One thing I have always been a bit uncomfortable with regarding the scholarly criteria applied to Jesus though. This worry is not about any specific scholar or school of thought regarding Jesus but about some of the criteria used in the research in general. I do believe that criteria such as “embarrassment” or “dissimilarity” have yielded some good clues regarding what Jesus probably did actually say or do or undergo, so I do believe they are valuable and usable standards in practice. But there is another sense in which they ensure that the modern historian and the first-century Christian writer are bound to end up with depictions of Jesus that are diametrically opposed, at least in some major ways. The early evangelist is always looking to portray Jesus in ways that support the developing faith, while the modern historian takes those attempts, almost by definition, to be unreliable. These criteria therefore, at least in some major respects, “pit” the historian against the evangelist. I realise of course that other criteria are brought in to balance the assessments. But I do often wonder whether criteria which essentially put the historian in not just a naturally skeptical relationship with the sources but in an adversarial one are always good methods for yielding historical results.

skeptik said
Let me answer by way of an admittedly less-than-perfect analogy.You are reading a hand written trial transcript from 60 years ago that pertains to the disappearance of a policeman near Roswell New Mexico.
In that transcript, two witnesses are claimed to have certain knowledge of an extraordinary event in which a flying saucer shot a beam of light and caused the policeman to vanish into thin air.
These witnesses are put on the witness stand and are asked to relate what they know. The first says that the event happened on Monday morning. The second says that it happened in the Wednesday evening. When questioned about other facts relevant to the story they diverge on other points as well. Both claim that other people saw the event also but they disagree on who these people were. (and none came forward to verify this claim.)

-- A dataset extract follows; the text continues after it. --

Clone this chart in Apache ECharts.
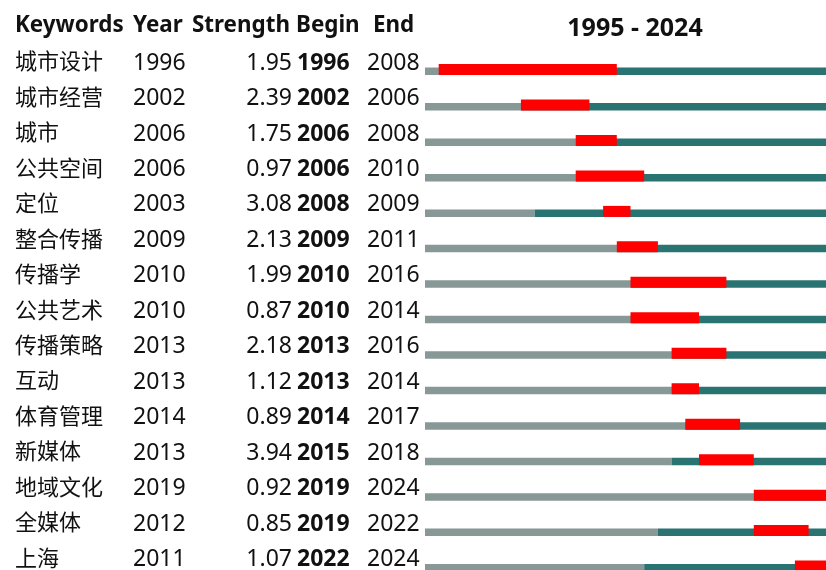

The testimony of those witnesses is then put under scrutiny. It is determined that neither one of those witnesses were actual eye witnesses of the event but were relating what they had heard or pieced together from others who allegedly saw the event. (now we have entered into the realm of hearsay which is problematic in court testimony multiple reasons).
You then learn that the trial transcript that you are reading is not the original, but a fifth hand copy that had been passed down by a group of people who have long promoted the belief in flying saucers.

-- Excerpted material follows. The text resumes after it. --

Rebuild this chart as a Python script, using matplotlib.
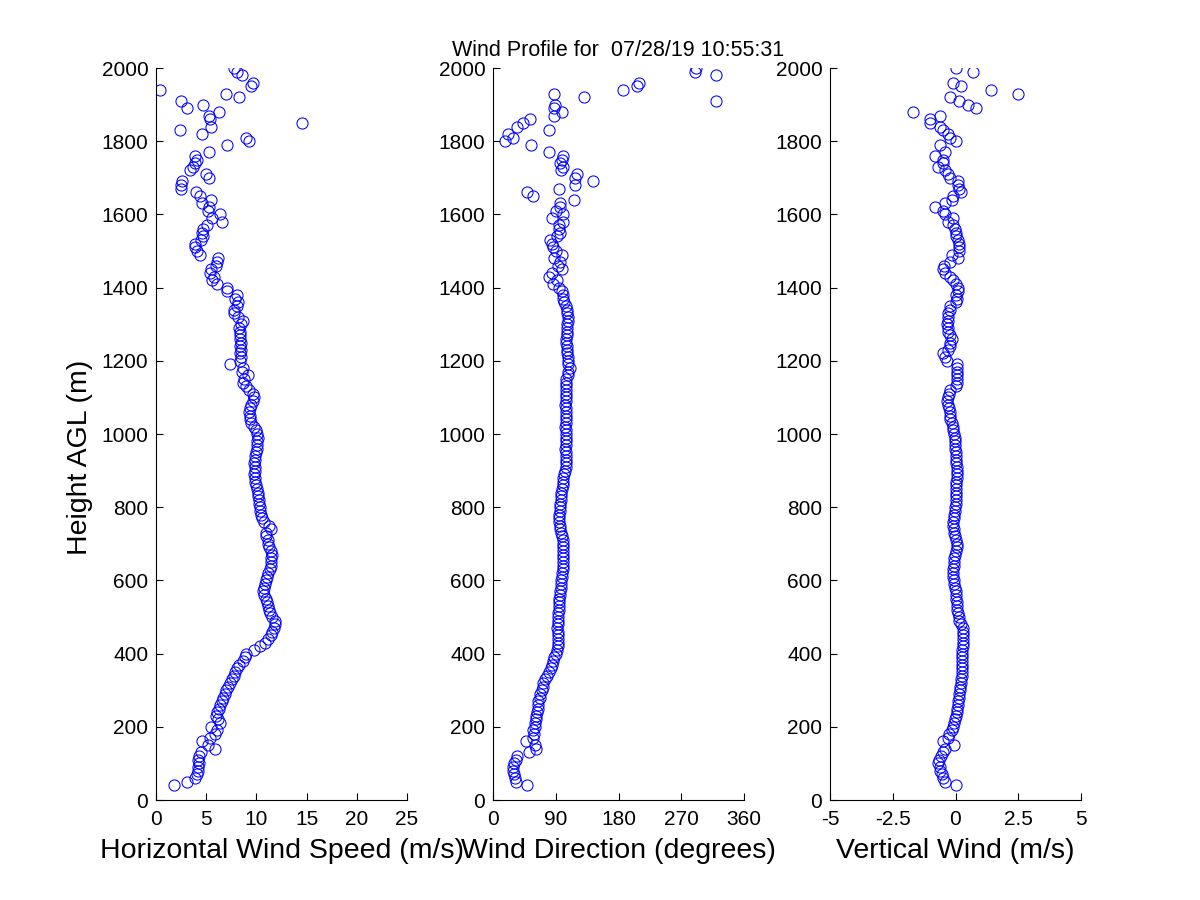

How much belief can you place in the story as it has been related to you? Do you buy the story? Some might, especially if they already had a strong belief in flying saucers. But I would not find such a thing at all convincing.
Okay, now let’s apply this analogy to all history.

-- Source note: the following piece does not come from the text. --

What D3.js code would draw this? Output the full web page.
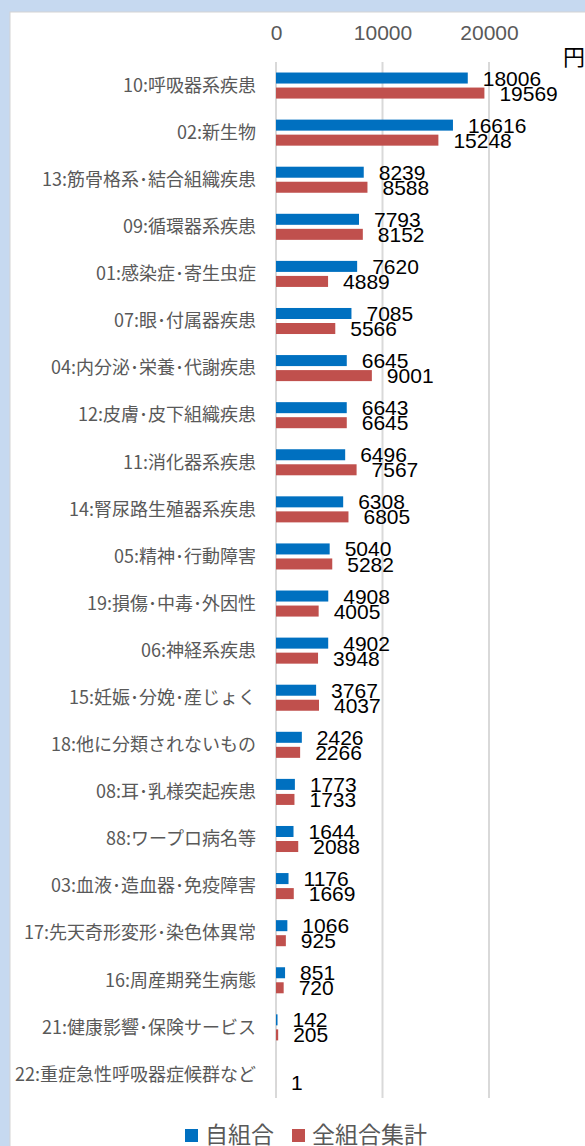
<!DOCTYPE html>
<html>
<head>
<meta charset="utf-8">
<script src="https://cdn.jsdelivr.net/npm/d3@7"></script>
<style>
  body { margin: 0; background: #c6d9f0; }
  svg { display: block; }
</style>
</head>
<body>
<div id="chart"></div>
<script>
// categories, top to bottom
var categories = [
  "10:呼吸器系疾患", "02:新生物", "13:筋骨格系･結合組織疾患", "09:循環器系疾患",
  "01:感染症･寄生虫症", "07:眼･付属器疾患", "04:内分泌･栄養･代謝疾患", "12:皮膚･皮下組織疾患",
  "11:消化器系疾患", "14:腎尿路生殖器系疾患", "05:精神･行動障害", "19:損傷･中毒･外因性",
  "06:神経系疾患", "15:妊娠･分娩･産じょく", "18:他に分類されないもの", "08:耳･乳様突起疾患",
  "88:ワープロ病名等", "03:血液･造血器･免疫障害", "17:先天奇形変形･染色体異常", "16:周産期発生病態",
  "21:健康影響･保険サービス", "22:重症急性呼吸器症候群など"
];
var ownValues = [18006, 16616, 8239, 7793, 7620, 7085, 6645, 6643, 6496, 6308, 5040, 4908,
  4902, 3767, 2426, 1773, 1644, 1176, 1066, 851, 142, null];
var allValues = [19569, 15248, 8588, 8152, 4889, 5566, 9001, 6645, 7567, 6805, 5282, 4005,
  3948, 4037, 2266, 1733, 2088, 1669, 925, 720, 205, 1];
var seriesNames = ["自組合", "全組合集計"];
var seriesColors = ["#0070c0", "#c0504d"];
var tickValues = [0, 10000, 20000];

var W = 585, H = 1146;

var svg = d3.select("#chart").append("svg")
    .attr("width", W)
    .attr("height", H);

// white panel
svg.append("rect")
    .attr("x", 10).attr("y", 12)
    .attr("width", W).attr("height", H)
    .attr("fill", "#fff")
    .attr("stroke", "#d4d4d4")
    .attr("stroke-width", 1);

var x = d3.scaleLinear().domain([0, 30000]).range([276, 595.5]);
var y = d3.scaleBand().domain(categories).range([62, 1098]);
var inner = d3.scaleBand().domain([0, 1]).range([0, y.bandwidth()])
    .paddingInner(0.267).paddingOuter(0.70);

// gridlines
svg.append("g").selectAll("line")
    .data(tickValues)
  .enter().append("line")
    .attr("x1", function(d) { return x(d); })
    .attr("x2", function(d) { return x(d); })
    .attr("y1", 62).attr("y2", 1098)
    .attr("stroke", "#d9d9d9")
    .attr("stroke-width", 2);

// top axis labels
var xAxis = d3.axisTop(x).tickValues(tickValues).tickFormat(d3.format("d"))
    .tickSize(0).tickPadding(0);
var gx = svg.append("g")
    .attr("transform", "translate(0,40)")
    .call(xAxis);
gx.select(".domain").remove();
gx.selectAll("text")
    .attr("fill", "#595959")
    .style("font-family", "Liberation Sans, Arial, sans-serif")
    .style("font-size", "21px");

svg.append("text")
    .attr("x", 563).attr("y", 65)
    .style("font-family", "Noto Sans CJK JP")
    .style("font-size", "22px")
    .attr("fill", "#000")
    .text("円");

// category labels
svg.append("g").selectAll("text")
    .data(categories)
  .enter().append("text")
    .attr("x", 256)
    .attr("y", function(d) { return y(d) + y.bandwidth() / 2; })
    .attr("dy", "0.35em")
    .attr("text-anchor", "end")
    .attr("fill", "#595959")
    .style("font-family", "Noto Sans CJK JP")
    .style("font-size", "18px")
    .text(function(d) { return d; });

// bars + labels per series
[ownValues, allValues].forEach(function(vals, si) {
    var rows = categories.map(function(c, i) { return {cat: c, v: vals[i]}; })
        .filter(function(d) { return d.v !== null; });

    svg.append("g").selectAll("rect")
        .data(rows)
      .enter().append("rect")
        .attr("x", x(0))
        .attr("y", function(d) { return y(d.cat) + inner(si); })
        .attr("width", function(d) { return Math.max(x(d.v) - x(0), 0); })
        .attr("height", inner.bandwidth())
        .attr("fill", seriesColors[si]);

    svg.append("g").selectAll("text")
        .data(rows)
      .enter().append("text")
        .attr("x", function(d) { return x(d.v) + 15; })
        .attr("y", function(d) { return y(d.cat) + inner(si) + inner.bandwidth() / 2; })
        .attr("dy", "0.36em")
        .attr("fill", "#000")
        .style("font-family", "Liberation Sans, Arial, sans-serif")
        .style("font-size", "21px")
        .text(function(d) { return d.v; });
});

// legend
var legend = svg.append("g");
var legX = [185, 292];
seriesNames.forEach(function(name, i) {
    legend.append("rect")
        .attr("x", legX[i]).attr("y", 1129)
        .attr("width", 13).attr("height", 13)
        .attr("fill", seriesColors[i]);
    legend.append("text")
        .attr("x", legX[i] + 20).attr("y", 1143)
        .attr("fill", "#595959")
        .style("font-family", "Noto Sans CJK JP")
        .style("font-size", "23px")
        .text(name);
});
</script>
</body>
</html>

Does history still exist as an academic discipline? Or is it simply a matter of individual people being asked whether or not they have “belief”?
I was watching a new movie the other day called American Animals; it’s about the attempted theft of the Audubon books held at Kentucky’s Transylvania University campus library in December 2004 by a group of college students. What’s interesting about the movie is that not only are the thieves depicted by actors (including Evan Peters), but the actual thieves themselves (now all in their early 30s) also appear in the film and describe what happened.
And … even know these are well-documented events that undisputedly happened, the memory of each of the four actual thieves differs in critical ways as to precise details. Indeed, about the minor details (e.g., who came up with which idea, who was present for what meeting, what people looked like, etc., etc.) there was almost never unanimous agreement. But when it came to the big things — like how the actual attempted heist went down, what each person’s role in the heist was, where the thieves went after the heist, etc. — there was almost unanimous agreement.